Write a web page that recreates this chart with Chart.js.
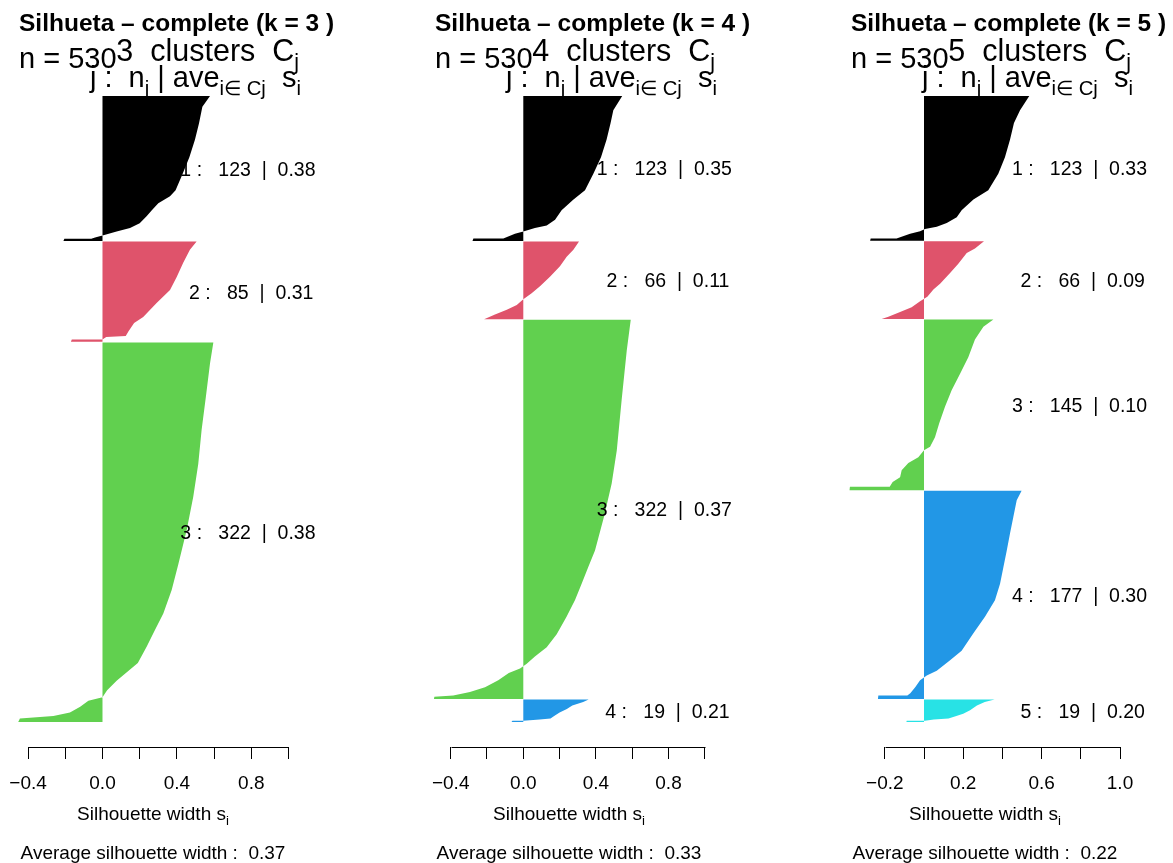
<!DOCTYPE html>
<html>
<head>
<meta charset="utf-8">
<script src="https://cdn.jsdelivr.net/npm/chart.js@4.4.0/dist/chart.umd.min.js"></script>
<style>
  html, body { margin: 0; padding: 0; background: #fff; }
  #wrap { position: relative; width: 1173px; height: 863px; overflow: hidden; }
  canvas { position: absolute; top: 0; }
</style>
</head>
<body>
<div id="wrap">
  <canvas id="panel1" width="416" height="863" style="left:0px"></canvas>
  <canvas id="panel2" width="416" height="863" style="left:416px"></canvas>
  <canvas id="panel3" width="416" height="863" style="left:832px"></canvas>
</div>
<script>
// ---- données ----
const clusterColors = ['#000000', '#DF536B', '#61D04F', '#2297E6', '#28E2E5'];

// k = 3
const p1Sizes = [123, 85, 322];
const p1Avg = ['0.38', '0.31', '0.38'];
const p1Overall = '0.37';
const p1c1Obs = [0, 9, 23, 37, 52, 66, 80, 85, 91, 97, 102, 108, 112, 115, 118, 120, 121, 121, 123];
const p1c1Sil = [0.578, 0.537, 0.519, 0.497, 0.467, 0.431, 0.393, 0.363, 0.300, 0.264, 0.237, 0.200, 0.148, 0.076, 0.005, -0.040, -0.060, -0.205, -0.210];
const p1c2Obs = [0, 7, 18, 30, 41, 52, 64, 69, 76, 80, 81, 83, 83, 85];
const p1c2Sil = [0.506, 0.470, 0.434, 0.399, 0.363, 0.291, 0.219, 0.170, 0.140, 0.125, 0.020, 0.000, -0.165, -0.170];
const p1c3Obs = [0, 18, 46, 74, 103, 131, 159, 188, 210, 230, 244, 258, 272, 287, 295, 301, 304, 309, 314, 317, 319, 322];
const p1c3Sil = [0.596, 0.578, 0.556, 0.533, 0.515, 0.488, 0.453, 0.408, 0.372, 0.327, 0.282, 0.238, 0.190, 0.076, 0.025, 0.000, -0.076, -0.120, -0.175, -0.264, -0.444, -0.453];

// k = 4
const p2Sizes = [123, 66, 322, 19];
const p2Avg = ['0.35', '0.11', '0.37', '0.21'];
const p2Overall = '0.33';
const p2c1Obs = [0, 12, 23, 37, 52, 66, 80, 88, 97, 105, 110, 112, 115, 117, 121, 121, 123];
const p2c1Sil = [0.545, 0.496, 0.481, 0.459, 0.428, 0.386, 0.340, 0.275, 0.211, 0.175, 0.129, 0.064, 0.000, -0.046, -0.110, -0.275, -0.280];
const p2c2Obs = [0, 7, 13, 21, 30, 38, 44, 49, 54, 58, 62, 66];
const p2c2Sil = [0.307, 0.276, 0.239, 0.202, 0.147, 0.092, 0.046, 0.000, -0.036, -0.091, -0.156, -0.216];
const p2c3Obs = [0, 26, 68, 111, 139, 167, 196, 210, 224, 238, 252, 267, 278, 286, 292, 296, 300, 306, 312, 316, 319, 320, 322];
const p2c3Sil = [0.592, 0.570, 0.542, 0.515, 0.487, 0.445, 0.395, 0.358, 0.322, 0.285, 0.239, 0.184, 0.129, 0.064, 0.019, -0.018, -0.080, -0.138, -0.211, -0.294, -0.386, -0.490, -0.492];
const p2c4Obs = [0, 2, 5, 8, 11, 14, 16, 17, 18, 18, 19];
const p2c4Sil = [0.360, 0.330, 0.270, 0.240, 0.200, 0.170, 0.150, 0.090, 0.000, -0.060, -0.065];

// k = 5
const p3Sizes = [123, 66, 145, 177, 19];
const p3Avg = ['0.33', '0.09', '0.10', '0.30', '0.20'];
const p3Overall = '0.22';
const p3c1Obs = [0, 12, 23, 37, 52, 66, 80, 88, 97, 103, 108, 111, 113, 115, 117, 121, 121, 123];
const p3c1Sil = [0.537, 0.490, 0.459, 0.439, 0.413, 0.379, 0.328, 0.252, 0.192, 0.167, 0.116, 0.065, 0.005, -0.020, -0.071, -0.140, -0.272, -0.275];
const p3c2Obs = [0, 6, 10, 19, 27, 36, 41, 47, 51, 56, 60, 64, 66];
const p3c2Sil = [0.306, 0.260, 0.218, 0.175, 0.133, 0.082, 0.048, 0.017, -0.020, -0.063, -0.122, -0.182, -0.216];
const p3c3Obs = [0, 6, 17, 32, 46, 60, 74, 88, 100, 108, 111, 117, 122, 128, 134, 138, 142, 142, 145];
const p3c3Sil = [0.354, 0.303, 0.260, 0.226, 0.184, 0.141, 0.107, 0.078, 0.056, 0.031, 0.000, -0.029, -0.080, -0.114, -0.122, -0.160, -0.175, -0.378, -0.380];
const p3c4Obs = [0, 8, 22, 36, 51, 65, 79, 93, 107, 121, 136, 144, 153, 157, 161, 167, 172, 174, 174, 177];
const p3c4Sil = [0.498, 0.473, 0.456, 0.439, 0.422, 0.405, 0.388, 0.362, 0.311, 0.252, 0.192, 0.133, 0.065, 0.014, -0.020, -0.045, -0.070, -0.085, -0.233, -0.235];
const p3c5Obs = [0, 2, 5, 9, 12, 14, 16, 17, 18, 18, 19];
const p3c5Sil = [0.360, 0.310, 0.270, 0.235, 0.200, 0.165, 0.125, 0.050, 0.005, -0.088, -0.090];

// graduations
const ticksA = [-0.4, -0.2, 0, 0.2, 0.4, 0.6, 0.8, 1.0];
const tickLabelsA = ['\u22120.4', '', '0.0', '', '0.4', '', '0.8', ''];
const ticksB = [-0.2, 0, 0.2, 0.4, 0.6, 0.8, 1.0];
const tickLabelsB = ['\u22120.2', '', '0.2', '', '0.6', '', '1.0'];

const FONT = '"Liberation Sans", Arial, Helvetica, sans-serif';
const fnt = (size, bold) => (bold ? 'bold ' : '') + size + 'px ' + FONT;

// texte avec indices (parts: [texte, estIndice])
function richText(ctx, parts, x, y, align, size) {
    const widths = parts.map(([t, sub]) => {
        ctx.font = fnt(sub ? size * 0.7 : size);
        return ctx.measureText(t).width;
    });
    const total = widths.reduce((a, b) => a + b, 0);
    let cx = align === 'right' ? x - total : align === 'center' ? x - total / 2 : x;
    ctx.textAlign = 'left';
    ctx.textBaseline = 'alphabetic';
    parts.forEach(([t, sub], i) => {
        ctx.font = fnt(sub ? size * 0.7 : size);
        ctx.fillText(t, cx, sub ? y + size * 0.27 : y);
        cx += widths[i];
    });
}

function makePanel(id, cfg) {
    const k = cfg.sizes.length;
    const n = cfg.sizes.reduce((a, b) => a + b, 0);
    const total = n + 0.5 * (k - 1); // espace de 0.5 barre entre groupes
    const mids = [];
    let off = 0;

    const datasets = cfg.profiles.map((prof, j) => {
        const pts = [{ x: 0, y: off }];
        prof.obs.forEach((o, i) => pts.push({ x: prof.sil[i], y: off + o }));
        pts.push({ x: 0, y: off + cfg.sizes[j] });
        mids.push(off + cfg.sizes[j] / 2);
        off += cfg.sizes[j] + 0.5;
        return {
            data: pts,
            backgroundColor: clusterColors[j],
            borderColor: 'rgba(0,0,0,0)',
            borderWidth: 0,
            pointRadius: 0,
            tension: 0,
            fill: 'shape'
        };
    });

    const textPlugin = {
        id: 'silText' + id,
        afterDraw(chart) {
            const ctx = chart.ctx;
            const xs = chart.scales.x;
            const ys = chart.scales.y;
            const area = chart.chartArea;
            ctx.save();
            ctx.fillStyle = '#000';

            // ligne de l'axe entre la première et la dernière graduation
            const axY = Math.round(area.bottom) + 0.5;
            ctx.strokeStyle = '#000';
            ctx.lineWidth = 1;
            ctx.beginPath();
            ctx.moveTo(Math.round(xs.getPixelForValue(cfg.ticks[0])) + 0.5, axY);
            ctx.lineTo(Math.round(xs.getPixelForValue(cfg.ticks[cfg.ticks.length - 1])) + 0.5, axY);
            ctx.stroke();

            // titre
            ctx.font = fnt(24.5, true);
            ctx.textAlign = 'left';
            ctx.textBaseline = 'alphabetic';
            ctx.fillText('Silhueta \u2013 complete (k = ' + k + ' )', 19, 31);

            // en-têtes
            ctx.font = fnt(29);
            ctx.fillText('n = ' + n, 19, 68);
            richText(ctx, [[k + '  clusters  C', false], ['j', true]], area.right, 61, 'right', 30.5);
            richText(ctx, [['j :  n', false], ['j', true], [' | ave', false], ['i\u2208 Cj', true], ['  s', false], ['i', true]],
                area.right + 2, 87, 'right', 29);

            // étiquettes des groupes
            const lblSize = 19.5;
            ctx.font = fnt(lblSize);
            cfg.sizes.forEach((nj, j) => {
                const label = (j + 1) + ' :   ' + nj + '  |  ' + cfg.avg[j];
                const w = ctx.measureText(label).width;
                const x = xs.getPixelForValue(1) - 0.8 * w;
                const y = ys.getPixelForValue(mids[j]) + 0.36 * lblSize;
                ctx.fillText(label, x, y);
            });

            // titres de l'axe
            const cx = (area.left + area.right) / 2;
            richText(ctx, [['Silhouette width s', false], ['i', true]], cx, 820, 'center', 19);
            ctx.font = fnt(19);
            ctx.textAlign = 'center';
            ctx.fillText('Average silhouette width :  ' + cfg.overall, cx, 859);
            ctx.restore();
        }
    };

    new Chart(document.getElementById(id), {
        type: 'line',
        data: { datasets },
        plugins: [textPlugin],
        options: {
            responsive: false,
            animation: false,
            events: [],
            layout: { padding: { top: 71, left: 7, right: 117, bottom: 0 } },
            scales: {
                x: {
                    type: 'linear',
                    position: 'bottom',
                    min: cfg.xlim[0],
                    max: cfg.xlim[1],
                    afterBuildTicks: (s) => { s.ticks = cfg.ticks.map(v => ({ value: v })); },
                    afterFit: (s) => { s.height = 116; },
                    grid: { display: true, drawOnChartArea: false, drawTicks: true, tickLength: 12, color: '#000', lineWidth: 1 },
                    border: { display: false },
                    ticks: {
                        autoSkip: false,
                        maxRotation: 0,
                        padding: 0,
                        color: '#000',
                        font: { family: FONT, size: 19, lineHeight: 2.57 },
                        callback: (v, i) => cfg.tickLabels[i]
                    }
                },
                y: {
                    type: 'linear',
                    display: false,
                    reverse: true,
                    min: -0.04 * total,
                    max: 1.04 * total
                }
            },
            plugins: {
                legend: { display: false },
                tooltip: { enabled: false }
            }
        }
    });
}

makePanel('panel1', {
    sizes: p1Sizes, avg: p1Avg, overall: p1Overall,
    profiles: [
        { obs: p1c1Obs, sil: p1c1Sil },
        { obs: p1c2Obs, sil: p1c2Sil },
        { obs: p1c3Obs, sil: p1c3Sil }
    ],
    ticks: ticksA, tickLabels: tickLabelsA,
    xlim: [-0.5134, 1.0565]
});

makePanel('panel2', {
    sizes: p2Sizes, avg: p2Avg, overall: p2Overall,
    profiles: [
        { obs: p2c1Obs, sil: p2c1Sil },
        { obs: p2c2Obs, sil: p2c2Sil },
        { obs: p2c3Obs, sil: p2c3Sil },
        { obs: p2c4Obs, sil: p2c4Sil }
    ],
    ticks: ticksA, tickLabels: tickLabelsA,
    xlim: [-0.5526, 1.0562]
});

makePanel('panel3', {
    sizes: p3Sizes, avg: p3Avg, overall: p3Overall,
    profiles: [
        { obs: p3c1Obs, sil: p3c1Sil },
        { obs: p3c2Obs, sil: p3c2Sil },
        { obs: p3c3Obs, sil: p3c3Sil },
        { obs: p3c4Obs, sil: p3c4Sil },
        { obs: p3c5Obs, sil: p3c5Sil }
    ],
    ticks: ticksB, tickLabels: tickLabelsB,
    xlim: [-0.4337, 1.0561]
});
</script>
</body>
</html>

_ _ _

### Written request:
Omit the pictures, then repeat exactly each line from the beginning of the listing through the line with "['#000000', '#DF536B', '#61D04F', '#2297E6', '#28E2E5'];".

### Response to the task:
Write a web page that recreates this chart with Chart.js.
<!DOCTYPE html>
<html>
<head>
<meta charset="utf-8">
<script src="https://cdn.jsdelivr.net/npm/chart.js@4.4.0/dist/chart.umd.min.js"></script>
<style>
  html, body { margin: 0; padding: 0; background: #fff; }
  #wrap { position: relative; width: 1173px; height: 863px; overflow: hidden; }
  canvas { position: absolute; top: 0; }
</style>
</head>
<body>
<div id="wrap">
  <canvas id="panel1" width="416" height="863" style="left:0px"></canvas>
  <canvas id="panel2" width="416" height="863" style="left:416px"></canvas>
  <canvas id="panel3" width="416" height="863" style="left:832px"></canvas>
</div>
<script>
// ---- données ----
const clusterColors = ['#000000', '#DF536B', '#61D04F', '#2297E6', '#28E2E5'];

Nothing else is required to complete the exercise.